After numerous runs, the goal is to have a system that, in the case of a status quo scenario, reflects observed patterns in the real world. In this case, this could, for example, be the observed distribution of hikers across the study site over time.

A ``plan'' can refer to an arbitrary period, such as a day or a complete vacation period. As a first approximation, a plan is a completely specified ``control program'' for the agent. It is, however, also possible to change parts of the plan during the run, or to have incomplete plans, which are completed as the system goes.

Modular Structure

Any mobility simulation system does not just consist of the mobility simulation itself (which controls the physical constraints of the agents in a virtual world; see Sec. 3), but also of modules that compute higher level strategies of the agents. In fact, it makes sense to consider the physical and the mental world completely separately (Fig. 2). The most important modules of the mental layer are:

• Route Generator. It is not enough to have agents walk around randomly; for realistic applications it is necessary to generate plausible routes. In terms of graph language, this means that agents need to compute the sequence of links that they are taking through the network. A typical way to obtain such paths is to use a Dijkstra best path algorithm. This algorithm values individual links based on generalized costs, such as different views or different temperature levels.

• Activity Generator. Being able to compute routes, as the route generator does, only makes sense if one knows the destinations for the agents. A new technique in transportation research is to generate a (say) day-long chain of activities for each agent, and each activity's specific location. For our hiking simulations, possible activities include: be-at-hotel, visit-a-restaurant, etc. In a hiking simulations, unlike typical travel simulations, the travel ($=$ the hike) connecting these activities will generally not be seen as a negative but as a positive part of achieving their goals and expectations. As a result, for our hiking simulation the route generator module needs to connect the activities in a way such that the connecting route reflects the expectations of the agent in terms of aesthetics, difficulty, as well as travel time.

• In the synthetic population generation module, the agents are generated. This includes demographic attributes to each agent, such as age, gender, income, etc. In the future, this should follow some demographic information about the tourist population in the area of interest; at this point, this is entirely random.

• View Module This module describes to the system what individual agents ``see'' as they move through the landscape. The agents field-of-view is analyzed, and events are sent to the system describing what the agent sees. This module is introduced in section 4.2,

• Agent Databases. The strategy modules so far are capable to generate plans, and the mobility simulation is able to store exactly one plan per agent and execute it. There should, however, also be a place where plans and in particular their performance is memorized, so that memory can be retrieved later.

  The agent database modules connect all of the modules in the system. For the project described in this paper, we envisage multiple agent databases arranged in a hierarchy (Fig. 3). More about how these modules find a good strategy and how they learn from previous simulation runs can be found in section 4.

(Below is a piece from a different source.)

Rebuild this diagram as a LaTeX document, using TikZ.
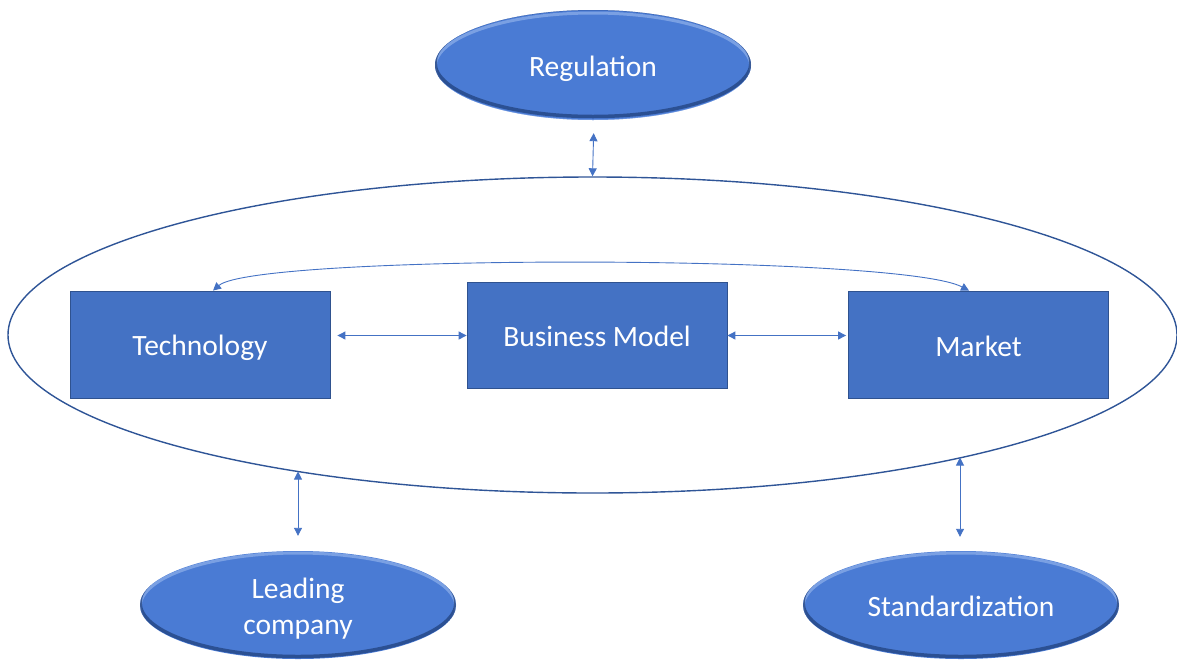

• Viewers are built so that they directly plug into the live system. The simulation sends agents' positions to the viewer, which allows to look at the scenario from a bird's eye view and observe how the agents move. It is also possible to send that same data stream to a recorder which records it to file, while a player can read the file and send the data stream to the viewer exactly the same way it would come from the simulation directly. Finally, in order to deal with data conversion issues, it is also possible to pipe the data stream from the simulation through the recorder directly to the player and from there to the viewer.

  We have implemented two different viewers. One displays a 2D view, and is suited for situations where a lot of detailed information is needed, for example while debugging (Fig. 8). Also, a 3D viewer has been implemented (Fig. 12), as one of our overall project goals is to integrate decisions based on visual stimuli. The 3D viewer connects to the simulation using the same protocol as the 2D viewer. The user can move independently of the agents or can attach the camera viewpoint to a specific agent and see the landscape through the eyes of the agent. In order to reduce code duplication, the 3D viewer is essentially the same software as the view module described above.

Figure 2: Physical and strategic (mental) layers of the framework.

Figure 3: Software structure. Logical modules and the message flows that connect them. The cloud is a ``broadcast network'', which means that all messages sent to this network are distributed to all modules attached.